- Stated problem -
Pick out all lines in the listing holding the string "that" and copy them.

··· Dataset section ···

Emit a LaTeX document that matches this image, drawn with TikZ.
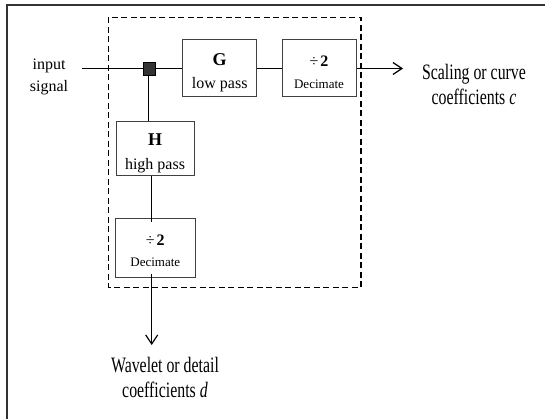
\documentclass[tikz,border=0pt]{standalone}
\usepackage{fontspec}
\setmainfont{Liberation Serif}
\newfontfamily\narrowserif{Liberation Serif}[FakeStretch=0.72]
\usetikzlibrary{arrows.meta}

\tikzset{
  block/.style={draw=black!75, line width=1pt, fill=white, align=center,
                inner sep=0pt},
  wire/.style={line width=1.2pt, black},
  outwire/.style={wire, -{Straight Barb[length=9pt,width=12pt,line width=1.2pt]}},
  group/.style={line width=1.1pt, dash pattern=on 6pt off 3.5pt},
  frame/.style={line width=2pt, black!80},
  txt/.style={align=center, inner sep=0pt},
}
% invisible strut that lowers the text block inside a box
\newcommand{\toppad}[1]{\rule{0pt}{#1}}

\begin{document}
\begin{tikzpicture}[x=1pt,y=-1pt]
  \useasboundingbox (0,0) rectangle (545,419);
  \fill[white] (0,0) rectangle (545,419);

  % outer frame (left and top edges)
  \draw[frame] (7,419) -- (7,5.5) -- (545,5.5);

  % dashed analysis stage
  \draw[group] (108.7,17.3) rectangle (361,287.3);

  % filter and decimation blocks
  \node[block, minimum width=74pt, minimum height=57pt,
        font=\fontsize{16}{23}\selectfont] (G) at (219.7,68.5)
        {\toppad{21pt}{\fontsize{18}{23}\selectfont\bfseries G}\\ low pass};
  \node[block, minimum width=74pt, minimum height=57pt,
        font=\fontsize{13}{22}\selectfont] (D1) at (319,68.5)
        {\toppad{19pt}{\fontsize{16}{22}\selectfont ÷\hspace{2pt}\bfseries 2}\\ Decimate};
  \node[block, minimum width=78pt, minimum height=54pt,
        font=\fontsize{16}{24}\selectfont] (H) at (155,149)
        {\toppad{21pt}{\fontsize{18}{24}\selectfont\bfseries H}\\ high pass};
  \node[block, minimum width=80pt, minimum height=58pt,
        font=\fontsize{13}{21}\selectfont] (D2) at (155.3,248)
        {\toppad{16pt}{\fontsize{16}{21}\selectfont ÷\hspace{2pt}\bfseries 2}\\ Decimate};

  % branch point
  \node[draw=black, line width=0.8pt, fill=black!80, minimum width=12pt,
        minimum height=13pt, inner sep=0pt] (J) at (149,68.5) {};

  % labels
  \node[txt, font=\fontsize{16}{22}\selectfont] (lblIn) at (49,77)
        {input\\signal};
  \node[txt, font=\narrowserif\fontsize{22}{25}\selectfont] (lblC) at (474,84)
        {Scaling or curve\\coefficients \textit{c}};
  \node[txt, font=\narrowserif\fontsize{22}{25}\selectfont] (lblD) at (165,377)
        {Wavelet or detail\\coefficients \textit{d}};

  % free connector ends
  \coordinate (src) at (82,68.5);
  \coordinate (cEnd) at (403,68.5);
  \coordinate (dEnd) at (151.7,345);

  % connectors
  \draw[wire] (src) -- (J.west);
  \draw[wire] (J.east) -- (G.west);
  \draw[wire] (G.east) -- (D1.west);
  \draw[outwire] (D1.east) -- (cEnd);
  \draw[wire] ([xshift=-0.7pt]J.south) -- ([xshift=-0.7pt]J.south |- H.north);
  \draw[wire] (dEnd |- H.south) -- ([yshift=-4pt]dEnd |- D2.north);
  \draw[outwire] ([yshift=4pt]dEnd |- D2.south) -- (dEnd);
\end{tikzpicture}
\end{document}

···

- Solution to the exercise -
Emit a LaTeX document that matches this image, drawn with TikZ.
% invisible strut that lowers the text block inside a box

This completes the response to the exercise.